The four gathered to talk about their personal lives and how they got to work in the White House and survive its pressures in a panel discussion at the U.S. Hispanic Chamber of Commerce’s legislative summit.

Mercedes Viana Schlapp, who worked as director of specialty media in the George W. Bush White House, said her father was made to turn over all he owned when Fidel Castro took power in Cuba.

But she said he fought back by being part of a counter-revolutionary group that sought to assassinate Castro. Thirteen men were executed and her father was a political prisoner for six years, she said.

“I remember my father always talking about how we have to fight for the freedom of this country," Viana Schlapp said.

Julie Chavez Rodriguez, deputy director of political engagement at the current White House, talked about growing up around people who barely had food on their table but worked to put food on the tables of others – farmworkers.

“My parents and my grandparents taught me not just to appreciate their work but to fight hard for their rights and to make sure they were treated with the dignity and respect that they deserve,” Chavez Rodriguez said.

She is the granddaughter of civil rights and labor leader Cesar Chavez and is one of 31 grandchildren.

“Growing up with role models like my grandfather and obviously my grandmother Helen Chavez, my mother Linda … and so many others, I saw the real power that Latinas bring when they are at the table,” she said.

Ginette Magaña, associate director for public engagement in the current White House, said her father always told her “Dale ganas,” (“Give it your all) and that helped her to get ahead.

She grew up in the border city of Del Rio, Texas and her family pushed education so that she was the first woman in her family to go to college. She said she started in the hometown office of former Rep. Ciro Rodriguez, D-San Antonio, handling constituents’ cases.

“That’s where I started doing Latino outreach, but I really didn’t know it was Latino outreach,” Magaña said. “I realized what a difference government could be with the right people and the right effort.”

She said she worked on the Affordable Care Act, a law that allowed her parents to get health care for the first time.

Ivette Fernandez, associate director for the Office of Public Liaison in the George W. Bush administration, said her parents moved to Alaska where she had her quinceañera, leading people unfamiliar with the tradition to believe her parents were trying to marry her off.
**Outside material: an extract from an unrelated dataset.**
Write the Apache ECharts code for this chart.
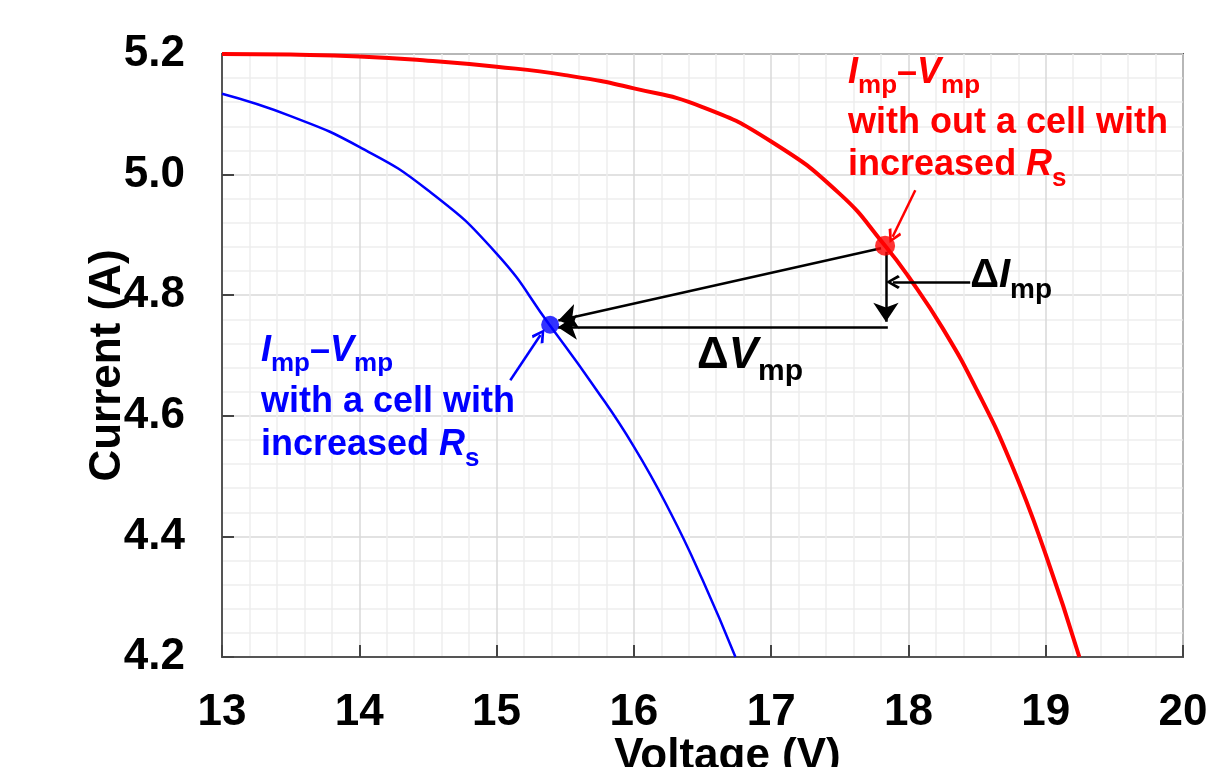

Her mother ran a beauty shop where she also cooked burritos and other food and so clients came for a haircut and food, she said.

Through a client who went to her mother’s beauty shop, Fernandez learned about and a job opening with Sen. Lisa Murkowski, R-Alaska, and got the job. She later got involved in his re-election campaign and then his administration.

Fernandez emphasized relationship building as what helped her move forward and important to getting ahead.

“Be careful again how you treat people,” she added, “because you never know if those people will end up being your boss later.”

The panel was organized by the USHCC Foundation.